During the Revolutionary War, France became a close friend of Americans seeking freedom from Great Britain. To honor its friendship with America, France gave the U.S. a special gift: sculptor Frederic-Auguste Bartholdi's beautiful statue called Liberty Enlightening the World.

The Statue of Liberty arrived in New York Harbor on June 19, 1885. It came in 350 pieces packed into 214 crates. The statue was assembled on a pedestal base built by the United States. The 151-foot tall statue has become a worldwide symbol of freedom and democracy.

The Statue of Liberty's home is Bedloe's Island (renamed Liberty Island in 1956). From 1892 to 1943, “Lady Liberty" greeted over 12 million immigrants as they arrived on boats at the nearby Ellis Island Immigration Station.

The pedestal of the statue features words from poet Emma Lazarus that reflect immigrants' hopes and dreams for freedom in America:

Give me your tired, your poor,
Your huddled masses yearning to breathe free,
The wretched refuse of your teeming shore.
Send these, the homeless, tempest-tost to me.

The statue represents Libertas, the Roman goddess of freedom. She holds a torch in one hand and a tablet inscribed with the date of the Declaration of Independence in the other.

Built in France, the statue is made of hundreds of thin copper sheets assembled on a frame of steel supports. The inner framework was engineered and designed by Gustave Eiffel. He later used the same design on the Eiffel Tower in Paris.

Eiffel's design allows the Statue of Liberty to move with changes in temperature and wind speed. It also allowed staircases to be built on the inside of the statue. Visitors can climb to an observation deck inside the crown.

The outer layer of the statue is copper that's only 3/32 of an inch thick — the thickness of two pennies put together. Despite how thin it is, the copper is strong. The amount of copper in the Statue of Liberty could make 30 million pennies!

When the statue was originally assembled, it was a dull brown color, reflecting the natural color of its copper plates. Over the next 30 years, though, it slowly turned to the green color you see today.

What happened? Was it magic? Nope! It was science. A natural weathering process — called oxidation — took place when air and water reacted with the copper plates.

Over time, the weathering of the copper created a thin layer of copper carbonate called a patina. Although some people were worried that the changing color of the statue meant it was decaying, the patina actually protects the copper underneath from further corrosion.
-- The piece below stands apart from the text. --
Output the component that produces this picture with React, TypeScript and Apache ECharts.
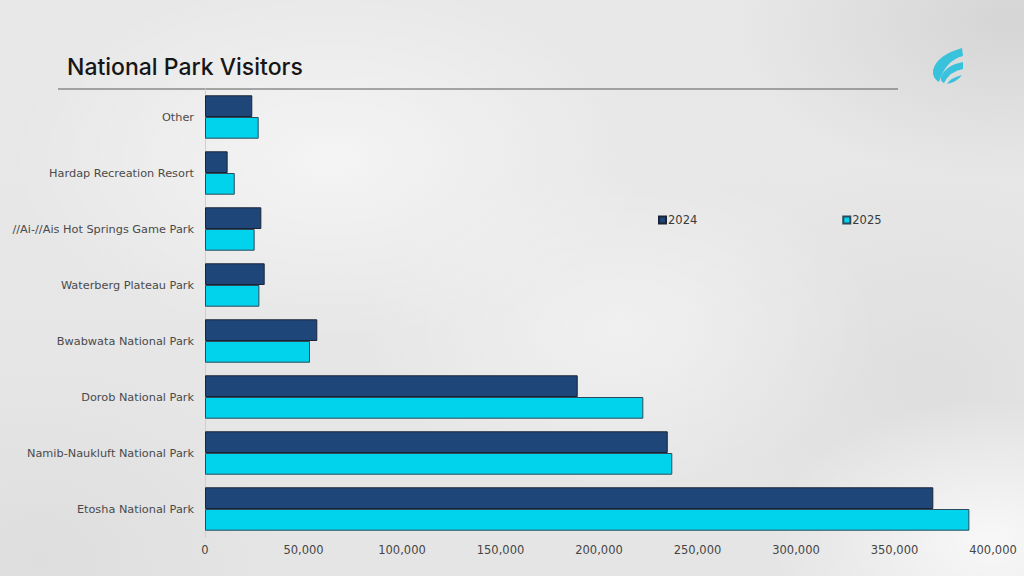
import { useEffect, useRef } from 'react';
import * as echarts from 'echarts';
import type { EChartsOption } from 'echarts';

// categories, bottom to top (category axis starts at the bottom)
const parks = [
  'Etosha National Park',
  'Namib-Naukluft National Park',
  'Dorob National Park',
  'Bwabwata National Park',
  'Waterberg Plateau Park',
  '//Ai-//Ais Hot Springs Game Park',
  'Hardap Recreation Resort',
  'Other'
];

const visitors2024 = [369700, 234900, 189200, 57000, 30300, 28600, 11500, 24000];
const visitors2025 = [388000, 237200, 222500, 53300, 27600, 25200, 15100, 27250];

const seriesNames = ['2024', '2025'];
const xTicks = [0, 50000, 100000, 150000, 200000, 250000, 300000, 350000, 400000];

const logoPath =
  'M31,0 L32,8 Q15,12 8,34 Q1,30 2,22 Q6,7 31,0 Z ' +
  'M32,14 L32,21 Q19,23 13,35 Q9,33 10,29 Q15,17 32,14 Z ' +
  'M31,27 Q26,34 16,36 Q19,30 31,27 Z';

echarts.graphic.registerShape('logo', echarts.graphic.extendPath(logoPath, {}));

const labelFont = 'DejaVu Sans';

const App = () => {
  const chartRef = useRef<HTMLDivElement>(null);

  useEffect(() => {
    if (!chartRef.current) return;
    const chart = echarts.init(chartRef.current, undefined, { renderer: 'svg' });

    const option: EChartsOption = {
      animation: false,
      backgroundColor: 'transparent',
      title: {
        text: 'National Park Visitors',
        left: 62,
        top: 50,
        textStyle: {
          fontFamily: 'Inter',
          fontSize: 23,
          fontWeight: 500,
          color: '#161616'
        }
      },
      graphic: [
        {
          type: 'line',
          shape: { x1: 58, y1: 89, x2: 898, y2: 89 },
          style: { stroke: '#5a5a5a', lineWidth: 1 }
        },
        {
          type: 'logo',
          x: 931,
          y: 48,
          scaleX: 1,
          scaleY: 1,
          style: { fill: '#38c2dc' }
        } as any
      ],
      legend: {
        data: seriesNames,
        left: 658,
        top: 214,
        padding: 0,
        itemWidth: 7,
        itemHeight: 7,
        itemGap: 145,
        icon: 'rect',
        textStyle: {
          fontFamily: labelFont,
          fontSize: 11.5,
          color: '#3a3a3a',
          padding: [0, 0, 0, -3]
        }
      },
      grid: {
        left: 205,
        right: 31,
        top: 89,
        bottom: 39
      },
      xAxis: {
        type: 'value',
        min: 0,
        max: 400000,
        interval: 50000,
        axisLine: { show: false },
        axisTick: { show: false },
        splitLine: { show: false },
        axisLabel: {
          margin: 7,
          fontFamily: labelFont,
          fontSize: 11.5,
          color: '#454545',
          formatter: (v: number) => (xTicks.includes(v) ? v.toLocaleString('en-US') : '')
        }
      },
      yAxis: {
        type: 'category',
        data: parks,
        axisLine: { show: true, lineStyle: { color: '#cfcfcf', width: 1 } },
        axisTick: { show: false },
        axisLabel: {
          margin: 11,
          fontFamily: labelFont,
          fontSize: 11.3,
          color: '#4a4a4a',
          padding: [0, 0, 3, 0]
        }
      },
      series: [
        {
          name: '2024',
          type: 'bar',
          data: visitors2024,
          barGap: '0%',
          barCategoryGap: '22.5%',
          itemStyle: {
            color: '#1f4678',
            borderColor: '#1a2436',
            borderWidth: 1
          }
        },
        {
          name: '2025',
          type: 'bar',
          data: visitors2025,
          barGap: '0%',
          barCategoryGap: '22.5%',
          itemStyle: {
            color: '#00d3eb',
            borderColor: '#2b4a5c',
            borderWidth: 1
          }
        }
      ]
    };

    chart.setOption(option);
    return () => {
      chart.dispose();
    };
  }, []);

  return (
    <div
      style={{
        position: 'fixed',
        left: 0,
        top: 0,
        width: 1024,
        height: 576,
        background: [
          'radial-gradient(ellipse 320px 180px at 330px 160px, rgba(255,255,255,0.55), rgba(255,255,255,0) 100%)',
          'radial-gradient(ellipse 260px 160px at 620px 330px, rgba(255,255,255,0.4), rgba(255,255,255,0) 100%)',
          'radial-gradient(ellipse 220px 140px at 990px 540px, rgba(255,255,255,0.75), rgba(255,255,255,0) 100%)',
          'radial-gradient(ellipse 260px 220px at 930px 380px, rgba(200,200,200,0.25), rgba(200,200,200,0) 100%)',
          'radial-gradient(ellipse 280px 160px at 1010px 20px, rgba(190,190,190,0.45), rgba(190,190,190,0) 100%)',
          'radial-gradient(ellipse 240px 200px at 40px 560px, rgba(205,205,205,0.3), rgba(205,205,205,0) 100%)',
          'linear-gradient(180deg, #e8e8e8 0%, #e5e5e5 100%)'
        ].join(', ')
      }}
    >
      <div ref={chartRef} style={{ width: 1024, height: 576 }} />
    </div>
  );
};

export default App;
Here are a few interesting facts about “Lady Liberty" you might not have known:

  • The statue alone stands 151 feet tall.
  • The pedestal stands 154 feet tall, making the top of the torch 305 feet above ground level.
  • The statue contains 62,000 pounds of copper and 250,000 pounds of steel. The concrete pedestal weighs 54 million pounds.
  • Winds of 50 miles per hour can cause the statue to sway up to 3 inches and the torch up to 6 inches.
  • The 7 points of the crown represent the seven seas and the seven continents.